Faith

Tomorrow?

“Tomorrow” by Unspoken is quickly becoming one of my favorite songs. Why? Because I can relate to it! Like everyone else, I have no idea what tomorrow, next week, next month, next year or the next decade will hold.

I am a planner. I like to do lists, timelines, agendas, and syllabi. I like having a plan and knowing what to expect. I wish I could say I have a plan for my life, but aside from a general idea, I do not—I have no idea what to expect.  Already my life doesn’t look very much like what I imagined or planned; which is a good thing!
There are so many things in life that are beyond my control, no matter how detailed my plans are. This lack of control can be very….disconcerting, scary, and frustrating. I’ve seen the truth in Proverbs 16:9 which says, “In his heart a man plans his course, but the Lord determines his steps.” I love the way the New Living Translation words this passage. It says, “We can make our plans, but the Lord determines our steps.”
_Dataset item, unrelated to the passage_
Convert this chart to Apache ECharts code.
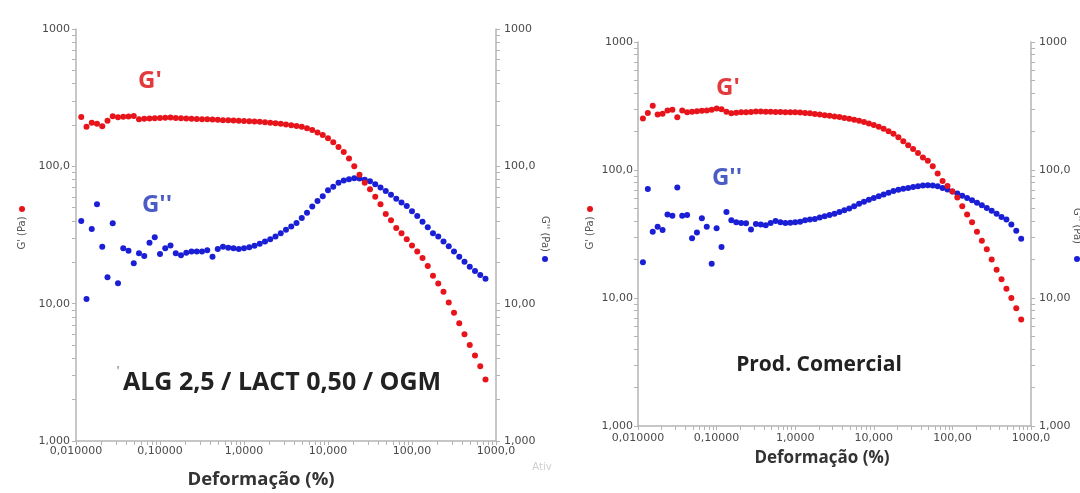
<!DOCTYPE html>
<html><head><meta charset="utf-8">
<script src="https://cdn.jsdelivr.net/npm/echarts@6/dist/echarts.min.js"></script>
<style>html,body{margin:0;padding:0;background:#fff}#c{width:1080px;height:493px}</style>
</head><body><div id="c"></div>
<script>
// Strain (%) values shared by both measurements
const strain = [0.01155,0.01334,0.0154,0.01778,0.02054,0.02371,0.02738,0.03162,0.03652,0.04217,0.0487,0.05623,0.06494,0.07499,0.0866,
0.1,0.1155,0.1334,0.154,0.1778,0.2054,0.2371,0.2738,0.3162,0.3652,0.4217,0.487,0.5623,0.6494,0.7499,0.866,
1,1.155,1.334,1.54,1.778,2.054,2.371,2.738,3.162,3.652,4.217,4.87,5.623,6.494,7.499,8.66,
10,11.55,13.34,15.4,17.78,20.54,23.71,27.38,31.62,36.52,42.17,48.7,56.23,64.94,74.99,86.6,
100,115.5,133.4,154,177.8,205.4,237.1,273.8,316.2,365.2,421.7,487,562.3,649.4,749.9];

// Left panel: ALG 2,5 / LACT 0,50 / OGM
const gp1 = [229,194,208,204,196,215,232,228,230,231, 233,220,222,223,224,225,226,227,225,224,
223,222,221,220,220,219,218,217,217,216, 215,214,213,212,211,209,208,206,204,202,
199,197,194,189,184,176,169,160,150,138, 127,114,100,87,76,68,60,53,45,40.5,
35.5,32.5,29.5,26.5,24,21.5,18.8,16,14,12.2, 10.2,8.6,7.2,6,5,4.2,3.5,2.8];
const gpp1 = [40,10.8,35,53,26,15.6,38.5,14.1,25.3,24.3, 19.7,23.3,22.2,27.8,30.5,23,25.3,26.5,23.3,22.5,
23.5,24,24,24,24.5,22,25,26,25.5,25.3, 25,25.3,25.8,26.4,27.3,28.3,29.5,30.8,32.5,34.5,
36.5,38.6,42,46,51,56,60.5,67,71,76, 79,80.5,82,81.5,80,78,74,70,66,62,
58,54.5,51.5,47,43.5,39.5,36,32.5,30.8,28.3, 26.2,24,22,20.2,18.6,17.3,16.2,15.2];

// Right panel: Prod. Comercial
const gp2 = [252,279,317,271,275,292,295,258,292,282, 285,288,290,292,296,302,298,285,278,280,
282,283,284,286,286,285,285,284,284,283, 283,282,281,279,277,274,271,268,265,262,
259,255,251,247,243,237,231,225,218,210, 201,192,180,168,156,146,136,125,118,107,
94,82,75,68,61,52,45,39,33,28, 24,20,16.6,14,11.8,10,8.3,6.8];
const gpp2 = [19,71,33,36,34,45,44,73,44,44.5, 29.3,32.5,42,36,18.5,35,25,47,40.5,39,
38.6,38.3,34.3,37.8,37.5,37,38.5,40,39,38.6, 38.8,39,39.5,40.5,41,41.5,42.5,43.5,44.5,45.5,
47,48.5,50,52,54.5,56.5,58.5,60.5,62.5,64.5, 66.5,68.5,70,71.5,72.5,73.5,74.5,75.5,76,75.5,
74.5,72.5,70.5,68,65.5,63,60.5,58,55.5,53, 50.5,48,45.5,43,41,37.5,33.5,29];

const xTickLabels = ['0,010000','0,10000','1,0000','10,000','100,00','1000,0'];
const yTickLabels = ['1,000','10,00','100,0','1000'];

const RED = '#e8141c', BLUE = '#1a1fd6';
const AX = '#b4b4b4', LBL = '#4a4a4a';

function decadesWithMinor(lo, hi) {
  const out = [];
  for (let e = lo; e < hi; e++) {
    for (let m = 1; m <= 9; m++) out.push(Number((m * Math.pow(10, e)).toPrecision(6)));
  }
  out.push(Math.pow(10, hi));
  return out;
}
const xTicksAll = decadesWithMinor(-2, 3);
const yTicksAll = decadesWithMinor(0, 3);

function xAx(g, margin) {
  return {
    type: 'log', logBase: 10, gridIndex: g, min: 0.01, max: 1000,
    axisLine: {show: true, onZero: false, lineStyle: {color: AX, width: 1.5}},
    axisTick: {show: true, length: 4, customValues: xTicksAll, lineStyle: {color: AX}},
    axisLabel: {margin: margin, color: LBL, fontFamily: 'DejaVu Sans', fontSize: 11,
      formatter: v => xTickLabels[Math.round(Math.log10(v)) + 2]},
    splitLine: {show: false}
  };
}
function yAx(g, pos, margin) {
  return {
    type: 'log', logBase: 10, gridIndex: g, min: 1, max: 1000, position: pos,
    axisLine: {show: true, onZero: false, lineStyle: {color: AX, width: 1.5}},
    axisTick: {show: true, length: 4, customValues: yTicksAll, lineStyle: {color: AX}},
    axisLabel: {margin: margin, color: LBL, fontFamily: 'DejaVu Sans', fontSize: 11,
      formatter: v => yTickLabels[Math.round(Math.log10(v))]},
    splitLine: {show: false}
  };
}
function pts(ys) { return strain.map((x, i) => [x, ys[i]]); }
function sc(name, xi, yi, ys, color) {
  return {type: 'scatter', name: name, xAxisIndex: xi, yAxisIndex: yi, data: pts(ys),
    symbol: 'circle', symbolSize: 6, itemStyle: {color: color, opacity: 1}, silent: true, z: color === RED ? 3 : 2};
}

const chart = echarts.init(document.getElementById('c'), null, {renderer: 'canvas'});
const txt = (x, y, text, font, fill, rot) => ({type: 'text', x: x, y: y, rotation: rot || 0, silent: true,
  style: {text: text, font: font, fill: fill, align: 'center', verticalAlign: 'middle'}});
const dot = (x, y, color) => ({type: 'circle', silent: true, shape: {cx: x, cy: y, r: 3}, style: {fill: color}});

chart.setOption({
  animation: false,
  backgroundColor: '#fff',
  grid: [
    {left: 76, top: 29, width: 420, height: 412, outerBoundsMode: 'none', containLabel: false},
    {left: 638, top: 42, width: 393, height: 384, outerBoundsMode: 'none', containLabel: false}
  ],
  xAxis: [xAx(0, 5), xAx(1, 7)],
  yAxis: [yAx(0, 'left', 6), yAx(0, 'right', 8), yAx(1, 'left', 5), yAx(1, 'right', 8)],
  series: [
    sc("G'", 0, 0, gp1, RED), sc("G''", 0, 1, gpp1, BLUE),
    sc("G'", 1, 2, gp2, RED), sc("G''", 1, 3, gpp2, BLUE)
  ],
  graphic: [
    txt(150, 81, "G'", 'bold 24px "Open Sans"', '#e33a3c'),
    txt(157, 205, "G''", 'bold 24px "Open Sans"', '#4b5cc4'),
    txt(728, 88, "G'", 'bold 24px "Open Sans"', '#e33a3c'),
    txt(727, 178, "G''", 'bold 24px "Open Sans"', '#4b5cc4'),
    txt(118, 372, "'", '12px "Open Sans"', '#555'),
    txt(282, 383, "ALG 2,5 / LACT 0,50 / OGM", 'bold 25px "Open Sans"', '#222'),
    txt(819, 365, "Prod. Comercial", 'bold 21px "Open Sans"', '#222'),
    txt(261, 480, "Deformação (%)", 'bold 18.5px "Open Sans"', '#333'),
    txt(822, 458, "Deformação (%)", 'bold 17px "Open Sans"', '#333'),
    txt(22, 233, "G' (Pa)", '10px "DejaVu Sans"', '#555', Math.PI / 2),
    dot(22, 209, RED),
    txt(545, 234, "G'' (Pa)", '10px "DejaVu Sans"', '#555', -Math.PI / 2),
    dot(545, 259, BLUE),
    txt(590, 233, "G' (Pa)", '10px "DejaVu Sans"', '#555', Math.PI / 2),
    dot(590, 209, RED),
    txt(1077, 226, "G'' (Pa)", '10px "DejaVu Sans"', '#555', -Math.PI / 2),
    dot(1077, 259, BLUE),
    txt(542, 467, "Ativ", '10px "DejaVu Sans"', '#cfcfcf')
  ]
});
</script></body></html>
While I’m not advocating an apathetic approach to life (I still love and believe in planning) or negating the importance of making wise choices, there is a peace that is found when we surrender and realize that God directs our steps. When I allow myself to worry, I reject the rest that comes from a life held in God’s hands.

Isaiah 40:26 helps to put the awesomeness of God directing out steps into perspective. It says, “Lift up your eyes on high And see who has created these stars, The One who leads forth their host by number, He calls them all by name; Because of the greatness of His might and thestrength of His power, Not one of them is missing.” God created, leads, calls the stars by name, and sustains them, and that same God is holding my future and directing my steps! As the Creator and Sustainer of something as intricate as our universe, God is over-qualified for the task of holding and guiding my life.
I wish I could say I am always trusting and always at rest with this knowledge, but I still struggle with fear and worry. And so, I find myself pleading , along with Unspoken, “Come and take the fear away, ‘til there’s nothing left but faith.”

Are you worrying or resting? Have you surrendered your life, dreams, and plans to God or are you struggling to control? Is your life characterized by fear or faith?